Some 150 years after mom-and-pop stores began to be displaced by regional chains, U.S. retail chains are entering a whole new phase—the era of localization. Growth strategies of the past, based on standardized stores and processes, will no longer suffice. While the one-size-fits-all store model has led to the rise of many giant retailers, they must now adjust their finely honed machines to address the distinct needs of local markets without eroding their economies of scale.

Moreover, retailers need to view localization not as a one-time effort to pull one or two levers, but rather as an ongoing initiative that may require pulling nearly every lever over time to generate the greatest benefits. Just like merchants who have made the Internet a formidable sales channel and tool for brick-and-mortar sales, localization will require both a long-term roadmap and short-term initiatives. Pilot projects must allow a retailer to test its plans on a subset of stores and work out all the kinks before full rollout. Retailers should design those initiatives to generate real benefits so that they can fund the next phase. These quick wins will also defuse those who are skeptical about the value of localization.

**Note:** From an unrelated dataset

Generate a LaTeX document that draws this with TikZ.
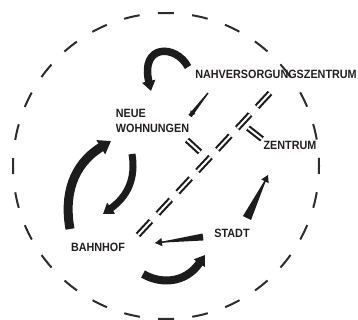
\documentclass[tikz,border=0pt]{standalone}
\usepackage{fontspec}
\newfontfamily\ortfont[FakeStretch=0.9, UprightFont={* Bold}]{Liberation Sans}
\usepackage{xcolor}
\definecolor{ink}{RGB}{28, 28, 28}
\definecolor{schrift}{RGB}{35, 31, 32}
\definecolor{kreis}{RGB}{45, 45, 45}
\usetikzlibrary{arrows.meta, positioning, calc}

\begin{document}
\begin{tikzpicture}[x=1pt, y=-1pt,
  ort/.style={font=\ortfont\fontsize{12}{15}\selectfont, text=schrift,
              inner sep=0pt, align=left},
  bogen/.style={draw=ink, -{Triangle[length=10pt,width=13pt]}},
  keil/.style={fill=ink},
  spitze/.style={draw=ink, line width=1.2pt, -{Triangle[length=7pt,width=8pt]}},
  weg/.style={draw=ink, line width=2.1pt, double=white, double distance=2pt},
  kreisrand/.style={draw=kreis, line width=2pt,
                    dash pattern=on 16pt off 18.33pt, dash phase=8pt}
]
  \useasboundingbox (0,0) rectangle (358,320);

  % -- Rand --
  \draw[kreisrand] (166,166) circle (153);

  % -- Orte --
  \node[ort] (nahv)    at (276,74)      {NAHVERSORGUNGSZENTRUM};
  \node[ort] (neue)    at (152.5,120.5) {NEUE\\WOHNUNGEN};
  \node[ort] (zentrum) at (290,145)     {ZENTRUM};
  \node[ort] (stadt)   at (232,233)     {STADT};
  \node[ort] (bahnhof) at (98,247)      {BAHNHOF};

  % -- Enden der Verbindungen --
  \coordinate (wegA)  at (138,235);
  \coordinate (wegB)  at (270,93);
  \coordinate (wegW1) at (187,140);
  \coordinate (wegW2) at (200,152);
  \coordinate (wegZ1) at (248,128);
  \coordinate (wegZ2) at (262,139);

  % -- Wege (doppelt, gestrichelt) --
  \draw[weg, dash pattern=on 19pt off 10.15pt] (wegA) -- (wegB);
  \draw[weg] (wegW1) -- (wegW2);
  \draw[weg] (wegZ1) -- (wegZ2);

  % -- Boegen --
  \coordinate (o1) at (188,67);  \coordinate (o2) at (151,91);
  \coordinate (l1) at (70,229);  \coordinate (l2) at (111,141);
  \coordinate (m1) at (132,154); \coordinate (m2) at (103,214);
  \coordinate (u1) at (143,274); \coordinate (u2) at (205,255);

  \draw[bogen, line width=7.5pt] (o1) .. controls (176,44) and (140,44) .. (o2);
  \draw[bogen, line width=9pt, -{Triangle[length=12pt,width=16pt]}]
    (l1) .. controls (64,196) and (72,165) .. (l2);
  \draw[bogen, line width=7pt] (m1) .. controls (136,178) and (128,196) .. (m2);
  \draw[bogen, line width=8pt] (u1) .. controls (160,284) and (185,284) .. (u2);

  % -- Keile --
  \coordinate (t1) at (208,93);  \coordinate (t2) at (190,116);
  \coordinate (s1) at (203,237); \coordinate (s2) at (155,243);
  \coordinate (z1) at (247,218); \coordinate (z2) at (268,175);

  \fill[keil] ($(t1)!0.6pt!90:(t2)$) -- ($(t1)!0.6pt!-90:(t2)$)
    -- ($(t2)!2pt!90:(t1)$) -- ($(t2)!2pt!-90:(t1)$) -- cycle;
  \draw[spitze, line width=1pt, -{Triangle[length=5pt,width=6pt]}] (t1) -- (t2);

  \fill[keil] ($(s1)!3.5pt!90:(s2)$) -- ($(s1)!3.5pt!-90:(s2)$) -- (s2) -- cycle;
  \draw[spitze] (s1) -- (s2);

  \fill[keil] ($(z1)!4.5pt!90:(z2)$) -- ($(z1)!4.5pt!-90:(z2)$) -- (z2) -- cycle;
  \draw[spitze] (z1) -- (z2);

\end{tikzpicture}
\end{document}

Localization is here to stay. Retailers who wait to see how it plays out will risk driving customers away and into the stores of regional, independent and chain retailers who respond well to the idiosyncratic needs of local communities. They will be forced even more to compete on price because their offering and store experience aren’t distinctive enough. However, retailers who move quickly to meet different customer needs that are applicable across clusters of stores or in individual stores will build a profound competitive advantage that will drive sales and margin benefits.